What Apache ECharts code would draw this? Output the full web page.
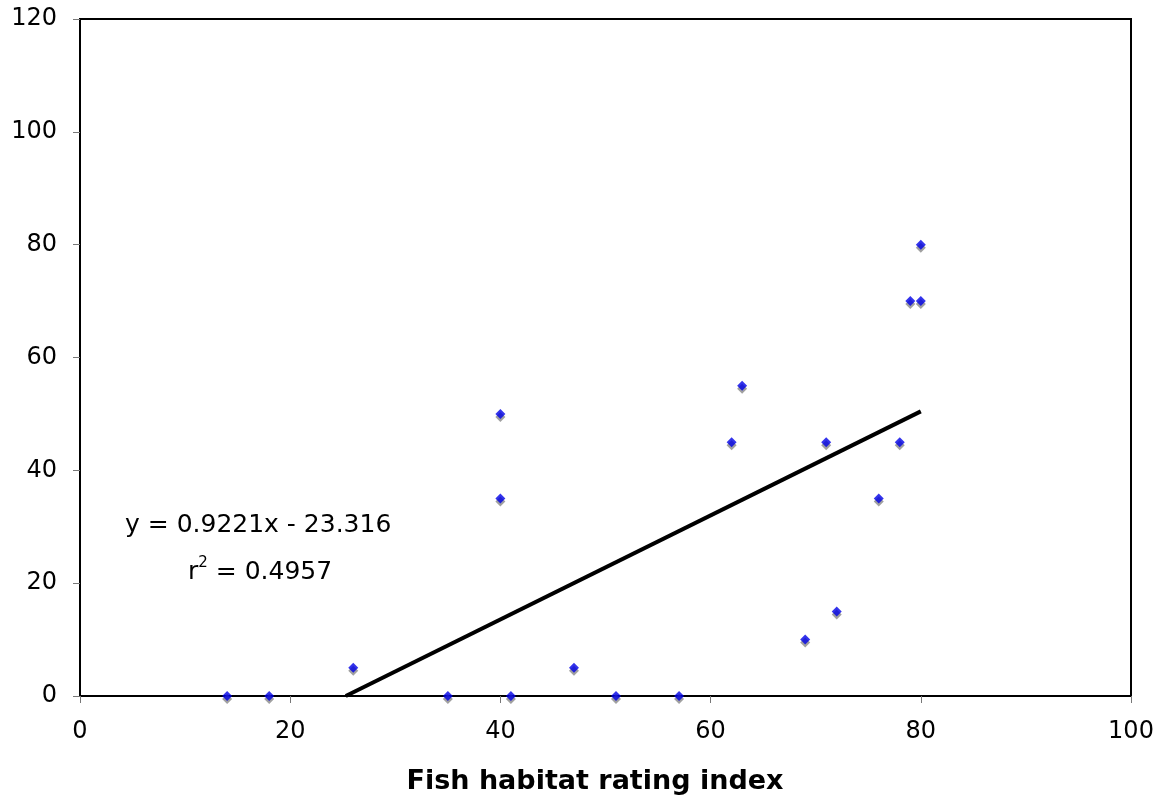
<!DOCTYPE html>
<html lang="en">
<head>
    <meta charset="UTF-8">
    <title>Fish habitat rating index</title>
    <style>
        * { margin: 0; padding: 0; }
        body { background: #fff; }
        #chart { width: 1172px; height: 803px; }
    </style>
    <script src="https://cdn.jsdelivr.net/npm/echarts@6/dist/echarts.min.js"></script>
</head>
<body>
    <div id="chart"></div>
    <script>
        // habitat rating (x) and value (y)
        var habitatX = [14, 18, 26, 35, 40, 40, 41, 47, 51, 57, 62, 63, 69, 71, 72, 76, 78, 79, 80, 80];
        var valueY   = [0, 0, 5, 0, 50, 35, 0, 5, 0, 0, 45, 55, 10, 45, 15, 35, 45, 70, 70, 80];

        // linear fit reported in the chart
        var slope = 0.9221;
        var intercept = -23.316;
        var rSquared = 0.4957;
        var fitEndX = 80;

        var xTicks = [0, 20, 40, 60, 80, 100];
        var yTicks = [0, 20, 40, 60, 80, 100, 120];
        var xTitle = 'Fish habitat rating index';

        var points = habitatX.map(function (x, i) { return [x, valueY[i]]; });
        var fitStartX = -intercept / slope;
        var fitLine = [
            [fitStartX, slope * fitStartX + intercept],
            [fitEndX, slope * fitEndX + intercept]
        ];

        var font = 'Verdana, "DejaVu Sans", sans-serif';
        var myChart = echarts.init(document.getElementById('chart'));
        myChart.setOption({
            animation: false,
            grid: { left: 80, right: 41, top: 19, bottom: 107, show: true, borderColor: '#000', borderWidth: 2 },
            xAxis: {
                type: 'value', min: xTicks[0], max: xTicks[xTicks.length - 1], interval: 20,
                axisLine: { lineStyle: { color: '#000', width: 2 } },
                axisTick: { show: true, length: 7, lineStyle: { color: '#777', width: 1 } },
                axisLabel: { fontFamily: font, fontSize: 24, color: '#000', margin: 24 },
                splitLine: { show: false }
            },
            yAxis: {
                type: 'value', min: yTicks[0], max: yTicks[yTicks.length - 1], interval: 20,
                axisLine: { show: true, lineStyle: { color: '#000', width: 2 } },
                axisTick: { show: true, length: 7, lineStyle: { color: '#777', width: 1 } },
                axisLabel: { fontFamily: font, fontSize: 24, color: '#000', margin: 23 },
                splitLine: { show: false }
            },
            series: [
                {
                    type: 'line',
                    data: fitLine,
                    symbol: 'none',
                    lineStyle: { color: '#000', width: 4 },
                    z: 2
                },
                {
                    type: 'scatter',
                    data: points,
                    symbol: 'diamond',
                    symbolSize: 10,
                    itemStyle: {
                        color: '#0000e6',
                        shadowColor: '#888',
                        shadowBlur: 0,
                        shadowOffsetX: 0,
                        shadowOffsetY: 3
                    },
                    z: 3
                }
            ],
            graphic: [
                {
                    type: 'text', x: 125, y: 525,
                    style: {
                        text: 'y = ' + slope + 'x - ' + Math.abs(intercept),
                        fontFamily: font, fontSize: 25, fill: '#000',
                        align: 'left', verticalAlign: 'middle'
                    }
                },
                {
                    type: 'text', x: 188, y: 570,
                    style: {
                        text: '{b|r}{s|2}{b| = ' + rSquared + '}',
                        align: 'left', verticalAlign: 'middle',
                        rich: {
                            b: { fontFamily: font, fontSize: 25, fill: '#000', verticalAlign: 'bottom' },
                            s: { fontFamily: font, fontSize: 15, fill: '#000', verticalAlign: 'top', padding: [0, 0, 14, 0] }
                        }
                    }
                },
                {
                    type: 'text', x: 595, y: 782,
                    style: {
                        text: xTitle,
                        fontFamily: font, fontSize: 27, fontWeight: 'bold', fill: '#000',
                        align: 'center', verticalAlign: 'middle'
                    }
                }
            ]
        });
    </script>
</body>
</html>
____________________
◆ **TASK GOAL**:
Quote the data exactly, leaving every image out of the copy.

◆ **WORKED SOLUTION**:
What Apache ECharts code would draw this? Output the full web page.
<!DOCTYPE html>
<html lang="en">
<head>
    <meta charset="UTF-8">
    <title>Fish habitat rating index</title>
    <style>
        * { margin: 0; padding: 0; }
        body { background: #fff; }
        #chart { width: 1172px; height: 803px; }
    </style>
    <script src="https://cdn.jsdelivr.net/npm/echarts@6/dist/echarts.min.js"></script>
</head>
<body>
    <div id="chart"></div>
    <script>
        // habitat rating (x) and value (y)
        var habitatX = [14, 18, 26, 35, 40, 40, 41, 47, 51, 57, 62, 63, 69, 71, 72, 76, 78, 79, 80, 80];
        var valueY   = [0, 0, 5, 0, 50, 35, 0, 5, 0, 0, 45, 55, 10, 45, 15, 35, 45, 70, 70, 80];

        // linear fit reported in the chart
        var slope = 0.9221;
        var intercept = -23.316;
        var rSquared = 0.4957;
        var fitEndX = 80;

        var xTicks = [0, 20, 40, 60, 80, 100];
        var yTicks = [0, 20, 40, 60, 80, 100, 120];
        var xTitle = 'Fish habitat rating index';

        var points = habitatX.map(function (x, i) { return [x, valueY[i]]; });
        var fitStartX = -intercept / slope;
        var fitLine = [
            [fitStartX, slope * fitStartX + intercept],
            [fitEndX, slope * fitEndX + intercept]
        ];

        var font = 'Verdana, "DejaVu Sans", sans-serif';
        var myChart = echarts.init(document.getElementById('chart'));
        myChart.setOption({
            animation: false,
            grid: { left: 80, right: 41, top: 19, bottom: 107, show: true, borderColor: '#000', borderWidth: 2 },
            xAxis: {
                type: 'value', min: xTicks[0], max: xTicks[xTicks.length - 1], interval: 20,
                axisLine: { lineStyle: { color: '#000', width: 2 } },
                axisTick: { show: true, length: 7, lineStyle: { color: '#777', width: 1 } },
                axisLabel: { fontFamily: font, fontSize: 24, color: '#000', margin: 24 },
                splitLine: { show: false }
            },
            yAxis: {
                type: 'value', min: yTicks[0], max: yTicks[yTicks.length - 1], interval: 20,
                axisLine: { show: true, lineStyle: { color: '#000', width: 2 } },
                axisTick: { show: true, length: 7, lineStyle: { color: '#777', width: 1 } },
                axisLabel: { fontFamily: font, fontSize: 24, color: '#000', margin: 23 },
                splitLine: { show: false }
            },
            series: [
                {
                    type: 'line',
                    data: fitLine,
                    symbol: 'none',
                    lineStyle: { color: '#000', width: 4 },
                    z: 2
                },
                {
                    type: 'scatter',
                    data: points,
                    symbol: 'diamond',
                    symbolSize: 10,
                    itemStyle: {
                        color: '#0000e6',
                        shadowColor: '#888',
                        shadowBlur: 0,
                        shadowOffsetX: 0,
                        shadowOffsetY: 3
                    },
                    z: 3
                }
            ],
            graphic: [
                {
                    type: 'text', x: 125, y: 525,
                    style: {
                        text: 'y = ' + slope + 'x - ' + Math.abs(intercept),
                        fontFamily: font, fontSize: 25, fill: '#000',
                        align: 'left', verticalAlign: 'middle'
                    }
                },
                {
                    type: 'text', x: 188, y: 570,
                    style: {
                        text: '{b|r}{s|2}{b| = ' + rSquared + '}',
                        align: 'left', verticalAlign: 'middle',
                        rich: {
                            b: { fontFamily: font, fontSize: 25, fill: '#000', verticalAlign: 'bottom' },
                            s: { fontFamily: font, fontSize: 15, fill: '#000', verticalAlign: 'top', padding: [0, 0, 14, 0] }
                        }
                    }
                },
                {
                    type: 'text', x: 595, y: 782,
                    style: {
                        text: xTitle,
                        fontFamily: font, fontSize: 27, fontWeight: 'bold', fill: '#000',
                        align: 'center', verticalAlign: 'middle'
                    }
                }
            ]
        });
    </script>
</body>
</html>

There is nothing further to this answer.